General Dynamics C4 Systems recently demonstrated how the company's fourth-generation (4G) long-term evolution (LTE) wireless broadband network could expand the capability of U.S. Army tactical networks like the Warfighter Information Network-Tactical (WIN-T).
Soldiers used the secure 4G LTE network to take pictures and gather information using their smartphones, and then transmitting the information back to their leaders who were also tracking the position and location of team members on vehicle-mounted displays.
General Dynamics' broadband network also sent and received intelligence, surveillance and reconnaissance information from multiple sensors around the demonstration area to network-equipped vehicles, simulated operations and command centers.

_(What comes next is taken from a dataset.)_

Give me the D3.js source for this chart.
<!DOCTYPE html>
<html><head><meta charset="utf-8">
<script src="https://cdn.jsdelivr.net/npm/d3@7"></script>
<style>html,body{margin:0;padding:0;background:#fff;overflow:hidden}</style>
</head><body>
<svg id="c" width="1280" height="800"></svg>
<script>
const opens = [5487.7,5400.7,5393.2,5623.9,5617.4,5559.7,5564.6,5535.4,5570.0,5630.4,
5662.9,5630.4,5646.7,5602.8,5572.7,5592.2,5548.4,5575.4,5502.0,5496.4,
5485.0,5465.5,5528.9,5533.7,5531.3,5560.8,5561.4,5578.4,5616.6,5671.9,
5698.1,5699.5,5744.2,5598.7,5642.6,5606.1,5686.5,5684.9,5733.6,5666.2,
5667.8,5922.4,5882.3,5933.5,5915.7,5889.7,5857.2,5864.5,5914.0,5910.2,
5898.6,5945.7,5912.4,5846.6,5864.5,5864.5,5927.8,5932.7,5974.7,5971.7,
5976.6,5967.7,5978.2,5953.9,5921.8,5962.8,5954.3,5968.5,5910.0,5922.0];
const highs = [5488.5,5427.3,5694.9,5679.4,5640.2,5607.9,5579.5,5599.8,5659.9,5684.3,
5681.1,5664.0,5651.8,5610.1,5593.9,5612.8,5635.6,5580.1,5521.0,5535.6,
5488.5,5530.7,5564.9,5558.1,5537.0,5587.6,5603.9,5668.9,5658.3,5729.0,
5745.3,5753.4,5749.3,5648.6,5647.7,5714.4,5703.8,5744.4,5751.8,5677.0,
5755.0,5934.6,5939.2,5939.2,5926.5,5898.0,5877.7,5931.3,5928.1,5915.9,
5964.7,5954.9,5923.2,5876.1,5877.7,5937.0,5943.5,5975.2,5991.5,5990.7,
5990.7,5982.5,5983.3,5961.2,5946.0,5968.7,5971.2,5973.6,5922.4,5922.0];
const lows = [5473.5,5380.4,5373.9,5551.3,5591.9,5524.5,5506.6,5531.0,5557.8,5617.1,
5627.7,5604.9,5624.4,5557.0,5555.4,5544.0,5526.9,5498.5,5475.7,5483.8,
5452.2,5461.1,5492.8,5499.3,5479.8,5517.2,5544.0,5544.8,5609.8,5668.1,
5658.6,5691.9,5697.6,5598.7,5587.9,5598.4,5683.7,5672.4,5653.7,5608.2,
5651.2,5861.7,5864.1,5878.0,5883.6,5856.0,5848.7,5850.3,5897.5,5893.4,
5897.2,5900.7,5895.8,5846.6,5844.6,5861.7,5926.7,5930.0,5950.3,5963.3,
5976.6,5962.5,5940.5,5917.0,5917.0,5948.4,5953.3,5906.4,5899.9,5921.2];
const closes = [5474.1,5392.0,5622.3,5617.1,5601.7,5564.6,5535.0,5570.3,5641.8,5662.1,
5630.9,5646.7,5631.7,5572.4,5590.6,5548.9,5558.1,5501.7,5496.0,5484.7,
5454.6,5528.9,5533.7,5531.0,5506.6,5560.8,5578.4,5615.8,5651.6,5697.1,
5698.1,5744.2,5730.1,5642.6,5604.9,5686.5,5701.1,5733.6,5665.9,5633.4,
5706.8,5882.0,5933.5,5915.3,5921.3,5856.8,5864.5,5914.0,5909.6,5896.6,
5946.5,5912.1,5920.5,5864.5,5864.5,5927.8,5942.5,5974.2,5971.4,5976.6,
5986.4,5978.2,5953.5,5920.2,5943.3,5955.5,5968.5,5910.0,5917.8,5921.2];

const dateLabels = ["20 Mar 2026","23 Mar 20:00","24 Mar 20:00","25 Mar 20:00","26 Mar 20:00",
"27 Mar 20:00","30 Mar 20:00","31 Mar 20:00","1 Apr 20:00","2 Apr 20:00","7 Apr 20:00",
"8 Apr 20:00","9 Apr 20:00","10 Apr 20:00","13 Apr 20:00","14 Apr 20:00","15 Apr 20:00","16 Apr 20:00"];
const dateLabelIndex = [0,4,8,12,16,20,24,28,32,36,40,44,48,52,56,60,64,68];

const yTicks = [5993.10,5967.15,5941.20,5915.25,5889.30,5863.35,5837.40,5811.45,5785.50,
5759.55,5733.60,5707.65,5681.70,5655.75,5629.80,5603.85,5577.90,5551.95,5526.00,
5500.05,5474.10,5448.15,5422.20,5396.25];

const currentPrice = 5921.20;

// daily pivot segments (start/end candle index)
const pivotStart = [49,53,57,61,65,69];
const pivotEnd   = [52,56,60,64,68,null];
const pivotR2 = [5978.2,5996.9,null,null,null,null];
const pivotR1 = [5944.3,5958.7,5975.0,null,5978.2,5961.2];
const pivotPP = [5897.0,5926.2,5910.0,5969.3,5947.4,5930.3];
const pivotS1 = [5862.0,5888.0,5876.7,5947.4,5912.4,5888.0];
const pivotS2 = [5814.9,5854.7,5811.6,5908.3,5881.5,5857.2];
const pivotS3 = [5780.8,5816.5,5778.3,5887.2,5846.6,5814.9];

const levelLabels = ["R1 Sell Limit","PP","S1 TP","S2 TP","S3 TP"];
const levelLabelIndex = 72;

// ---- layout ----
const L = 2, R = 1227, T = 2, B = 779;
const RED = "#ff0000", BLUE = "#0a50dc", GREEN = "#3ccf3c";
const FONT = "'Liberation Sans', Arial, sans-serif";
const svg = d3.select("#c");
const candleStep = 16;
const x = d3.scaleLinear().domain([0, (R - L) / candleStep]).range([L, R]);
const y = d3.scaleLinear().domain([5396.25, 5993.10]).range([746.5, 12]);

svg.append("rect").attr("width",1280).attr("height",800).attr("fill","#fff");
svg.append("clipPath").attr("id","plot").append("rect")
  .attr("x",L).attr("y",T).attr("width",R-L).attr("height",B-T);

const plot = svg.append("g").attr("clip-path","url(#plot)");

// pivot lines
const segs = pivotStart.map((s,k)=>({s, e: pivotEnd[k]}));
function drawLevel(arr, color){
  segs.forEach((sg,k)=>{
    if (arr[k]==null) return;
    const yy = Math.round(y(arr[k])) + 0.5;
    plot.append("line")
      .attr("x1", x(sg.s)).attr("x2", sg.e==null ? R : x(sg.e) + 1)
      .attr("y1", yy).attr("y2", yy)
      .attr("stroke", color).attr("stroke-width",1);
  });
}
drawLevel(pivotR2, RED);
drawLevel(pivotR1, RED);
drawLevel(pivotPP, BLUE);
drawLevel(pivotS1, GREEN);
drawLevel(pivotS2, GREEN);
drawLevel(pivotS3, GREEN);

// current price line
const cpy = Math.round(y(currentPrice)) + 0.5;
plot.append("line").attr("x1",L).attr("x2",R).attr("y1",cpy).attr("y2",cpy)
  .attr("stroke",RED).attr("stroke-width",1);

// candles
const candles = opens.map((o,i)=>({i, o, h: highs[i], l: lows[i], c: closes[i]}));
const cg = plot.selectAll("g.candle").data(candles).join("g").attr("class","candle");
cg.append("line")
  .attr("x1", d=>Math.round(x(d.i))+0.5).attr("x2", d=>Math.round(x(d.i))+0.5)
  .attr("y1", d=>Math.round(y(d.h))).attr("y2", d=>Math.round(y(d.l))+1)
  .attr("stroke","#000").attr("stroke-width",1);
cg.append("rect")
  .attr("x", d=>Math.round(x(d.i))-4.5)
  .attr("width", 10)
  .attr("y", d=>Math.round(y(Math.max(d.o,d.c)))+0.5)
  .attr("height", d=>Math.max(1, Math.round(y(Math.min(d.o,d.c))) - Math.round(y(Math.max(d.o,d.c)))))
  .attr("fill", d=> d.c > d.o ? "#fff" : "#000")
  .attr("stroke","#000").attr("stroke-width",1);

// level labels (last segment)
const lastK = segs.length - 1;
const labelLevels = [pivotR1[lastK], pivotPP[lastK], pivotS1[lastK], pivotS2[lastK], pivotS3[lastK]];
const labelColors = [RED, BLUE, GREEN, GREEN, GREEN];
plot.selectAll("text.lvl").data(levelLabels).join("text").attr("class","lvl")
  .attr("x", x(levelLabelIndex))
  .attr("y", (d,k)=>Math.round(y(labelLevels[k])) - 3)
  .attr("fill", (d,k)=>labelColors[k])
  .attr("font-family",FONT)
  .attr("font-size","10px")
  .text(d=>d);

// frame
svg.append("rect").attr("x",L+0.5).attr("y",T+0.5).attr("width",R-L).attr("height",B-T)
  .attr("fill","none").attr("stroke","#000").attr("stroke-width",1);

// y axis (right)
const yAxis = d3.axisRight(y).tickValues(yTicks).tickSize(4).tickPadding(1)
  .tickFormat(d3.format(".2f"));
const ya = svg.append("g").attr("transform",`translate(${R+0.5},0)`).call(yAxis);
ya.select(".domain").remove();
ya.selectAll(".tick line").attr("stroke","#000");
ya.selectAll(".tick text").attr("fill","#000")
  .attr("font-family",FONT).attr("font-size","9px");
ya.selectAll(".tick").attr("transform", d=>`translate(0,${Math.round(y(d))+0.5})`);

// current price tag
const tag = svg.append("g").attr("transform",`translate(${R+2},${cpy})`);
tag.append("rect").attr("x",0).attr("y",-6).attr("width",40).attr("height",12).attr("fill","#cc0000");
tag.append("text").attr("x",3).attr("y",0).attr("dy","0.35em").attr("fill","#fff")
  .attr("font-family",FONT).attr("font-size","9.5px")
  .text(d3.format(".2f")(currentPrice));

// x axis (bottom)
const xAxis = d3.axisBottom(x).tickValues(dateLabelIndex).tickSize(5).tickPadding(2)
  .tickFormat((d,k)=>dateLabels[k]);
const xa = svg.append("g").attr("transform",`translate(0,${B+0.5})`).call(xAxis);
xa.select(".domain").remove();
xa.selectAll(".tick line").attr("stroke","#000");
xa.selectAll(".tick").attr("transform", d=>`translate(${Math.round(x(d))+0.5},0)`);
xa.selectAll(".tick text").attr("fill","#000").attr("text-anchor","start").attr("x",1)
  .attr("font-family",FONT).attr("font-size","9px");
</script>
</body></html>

"Among other advantages, the General Dynamics' secure wireless broadband network can give soldiers greater access to mission intelligence using their smartphone or tablet computer, which is a significant capability leap for soldiers," said Chris Marzilli, president of General Dynamics C4 Systems. "Our 4G LTE technology is mature and already used successfully in public safety networks in Coloradoand New Mexico and will, if needed, provide the vital connectivity among U.S. Army personnel and public safety professionals responding to a disaster or other event where interoperability among organizations is critical."
The demonstration took place in August and was coordinated by the U.S. Army's Communications-electronics Center of the Research, Development and Engineering Command (CERDEC) at Joint Base McGuire-Dix-Lakehurst, N.J.
General Dynamics' secure 4G LTE broadband network includes the eNodeBlue that performs like an LTE base station and the Evolved Packet Core, which forms the network's architecture and network radio nodes that are placed in vehicles, on structures and any location where the network needs to be, delivering secure, high-speed broadband connectivity.
A part of General Dynamics' Soldier's Network, WIN-T, the AN/PRC-155 Manpack and AN/PRC-154A Rifleman tactical networking radios work together with the company's cyber-defense solutions and mission command software to connect soldiers at all echelons to the Army's secure backbone communications network.